Three UMaine undergraduates chosen as ENACT Labor Network Policy Fellows
This academic year, three University of Maine students will be learning about state policy through direct engagement with the policymaking process as part of an innovative new fellowship supported by the Educational Network for Active Civic Transformation (ENACT) at Brandeis University.
Political science majors Kevin Fitzpatrick of Damariscotta and Harley Rogers of Lincoln, and Elijah Munro-Ludders of Bath, a triple major in political science, philosophy and sociology, join a select group of students in three states chosen to participate in this new national pilot program.
Since 2016, ENACT has supported efforts to educate undergraduates about policymaking through direct engagement in the policy process: researching bills, traveling to state capitals to meet with lawmakers and policy advocates, and providing research-based insights about proposed legislation. Undergraduates at 29 colleges and universities nationwide are engaged in hands-on work involving state-level legislation through ENACT, with the goal of expanding the network to all 50 states.

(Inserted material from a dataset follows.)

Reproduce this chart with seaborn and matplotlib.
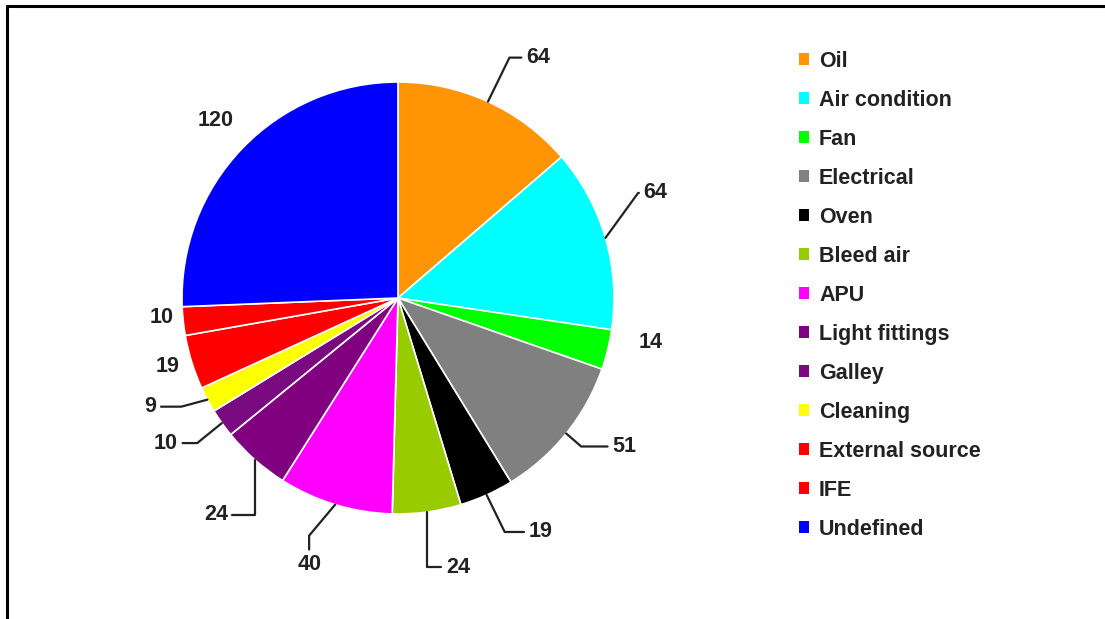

The newly created ENACT Labor Network is an extension and deepening of this work that will create a corps of faculty members and students focused specifically on labor legislation in participating states on a year-round basis. In addition to the resources provided by ENACT to support this effort, the University of Maine Honors College and Department of Political Science will be providing support to fund student travel, research stipends, and funds to participate in conferences and workshops.
Over the course of the year, the ENACT Labor Network will also be engaging with lawmakers, officials in state agencies, and labor policy research and advocacy organizations at both the state and national level. Undergraduate policy fellows from Maine will also connect with fellows in other states across the country to share their insights about state policymaking and to compare the very different political cultures of their respective states.
UMaine’s three new fellows were chosen out of a large and extremely talented pool of applicants and all offered compelling reasons for why they want to be involved: desires to one day serve the public as lawmakers, watching family members struggling to navigate complex bureaucracies to access unemployment benefits, or a desire to see Maine grow its workforce and attract more workers to the state to reverse demographic decline.
“Labor policy is important to me because it affects almost all areas of life,” Fitzpatrick says. “We all have to work, so labor policy is bound to affect everyone at some point in their lives.”
Rogers, who one day hopes to serve as a Maine state legislator, says she is eager to participate in the law-making process and “will hopefully be witness to some significant labor bills becoming law.”
The students will be working with Rob Glover, an associate professor of political science and honors, who has been part of ENACT since its inception. Glover has employed the ENACT model of hands-on engagement in his popular state politics course, POS 362-Maine Government.
Glover has received numerous awards for his efforts to fuse community engagement with undergraduate teaching including the 2018 College of Liberal Arts and Sciences Outstanding Faculty Award for Teaching and the 2014 Donald Harward Award for Service Learning Excellence from Maine Campus Compact.